Old-Fashioned Apple Pie
There's no dessert more sure of itself than a homemade apple pie — a deep, golden double crust, a mound of spiced apples underneath, and steam curling out of the vents when you carry it to the table. Grandma made hers by feel, a handful of this and a shake of that, but underneath the ease were a few hard-won rules that separate a great pie from a wet, slumped one.
The big one is getting the water out of the apples before they go in. Toss the slices with sugar and spice, let them sit, and they'll weep out a surprising amount of juice — cook that juice down to a syrup, toss it back through, and you've concentrated the flavour instead of flooding the crust. The other rule nobody wants to hear: let it cool. A pie cut hot runs like soup; a pie rested three hours slices clean.
Do those two things, keep your pastry cold, and bake it on a hot tray down low — and you'll have the apple pie people ask you to bring every year.
Old-Fashioned Apple Pie
A flaky, buttery double crust over a spiced apple filling that stays juicy, not watery.
Ingredients
- For the pastry
- 315 g plain flour
- 230 g cold butter, cubed
- 1 tsp salt · 1 tbsp sugar · 6–8 tbsp ice water
- For the filling
- 1 kg baking apples, peeled & sliced
- 150 g sugar (part light brown)
- 2 tbsp flour + 1 tbsp cornflour
- 1 tsp cinnamon · ¼ tsp nutmeg · ¼ tsp salt
- 1 tbsp lemon juice · 15 g butter to dot
- 1 egg + sugar, to glaze
Method
- Pastry.
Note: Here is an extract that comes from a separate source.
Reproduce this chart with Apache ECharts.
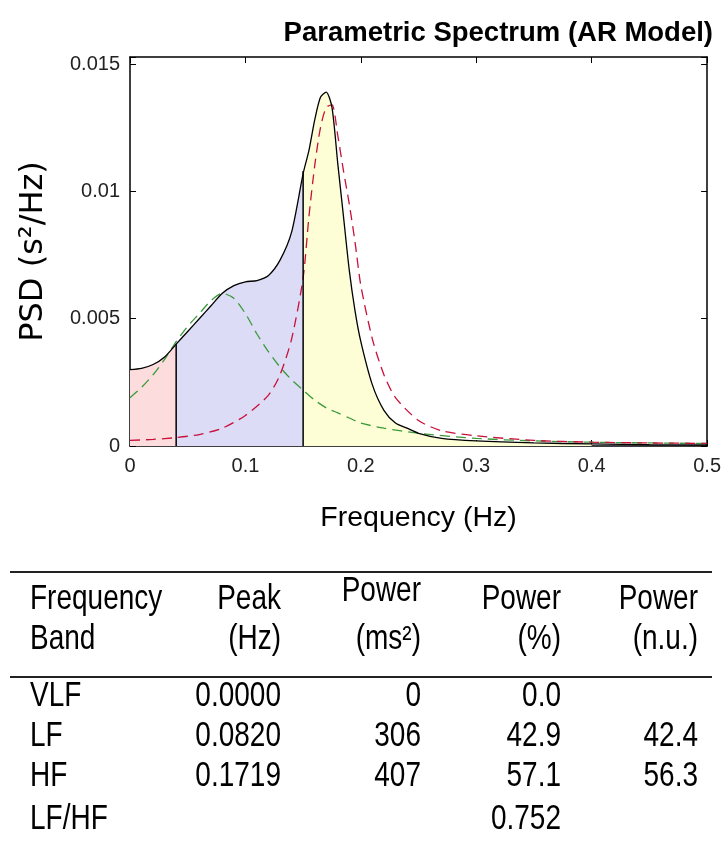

Rub the cold butter into the flour, salt and sugar to coarse crumbs with pea-sized butter still showing. Add ice water a spoon at a time until it just holds. Two discs, wrap, chill 1 hr.
- Macerate. Toss the sliced apples with sugar, lemon, cinnamon, nutmeg and salt; leave 20–30 min to draw out the juice.
- Thicken. Drain the juice, simmer to a syrup, toss back through the apples with the flour and cornflour.
- Fill. Line a 23 cm dish with one disc, pile in the apples, dot with butter. Lid or lattice with the second disc; trim, crimp, cut vents.
- Glaze & chill. Brush with egg, scatter sugar, chill 20 min while the oven heats to 200°C (fan 180°C / gas 6).
- Bake. On a hot tray, low shelf: 20 min at 200°C, then 35–40 min at 180°C, until deep golden and bubbling. Foil the edges if needed.
- Cool. At least 3 hours before slicing so the filling sets. Serve just warm with cream, custard or ice cream.
A mix of apples beats one kind — some tart to hold their shape and bite, some sweet for softness. Two-thirds tart to one-third sweet is the old ratio.
Tips for a perfect pie
Get the water out
Macerate and drain the apples, then reduce that juice to a syrup and stir it back in. Flavour up, sogginess gone.
Bake it low and hot
A preheated tray on the bottom shelf sets the base crust before it can go soggy.
Let it rest
Three hours' cooling lets the filling set so slices hold. Warm gently before serving if you like.
Questions, answered
What are the best apples to use?
Firm, tart apples that hold their shape — Bramley (cooked down a little), Granny Smith, Honeycrisp, Braeburn, Golden Delicious. A mix of tart and sweet, roughly two-thirds to one-third, gives the best flavour and texture.
How do I stop it being watery?
Macerate and drain the apples, reduce the juice to a syrup and add it back, thicken with a little flour and cornflour — and cool the baked pie at least 3 hours before cutting.
How do I avoid a soggy bottom?
Bake on a preheated tray on the lower shelf and start hot at 200°C for 20 minutes. Keeping the pastry cold right up to the oven helps too.
Can I make it ahead or freeze it?
Bake a day ahead and re-crisp at 160°C for 15 minutes, or freeze it unbaked and bake from frozen with an extra 15–20 minutes.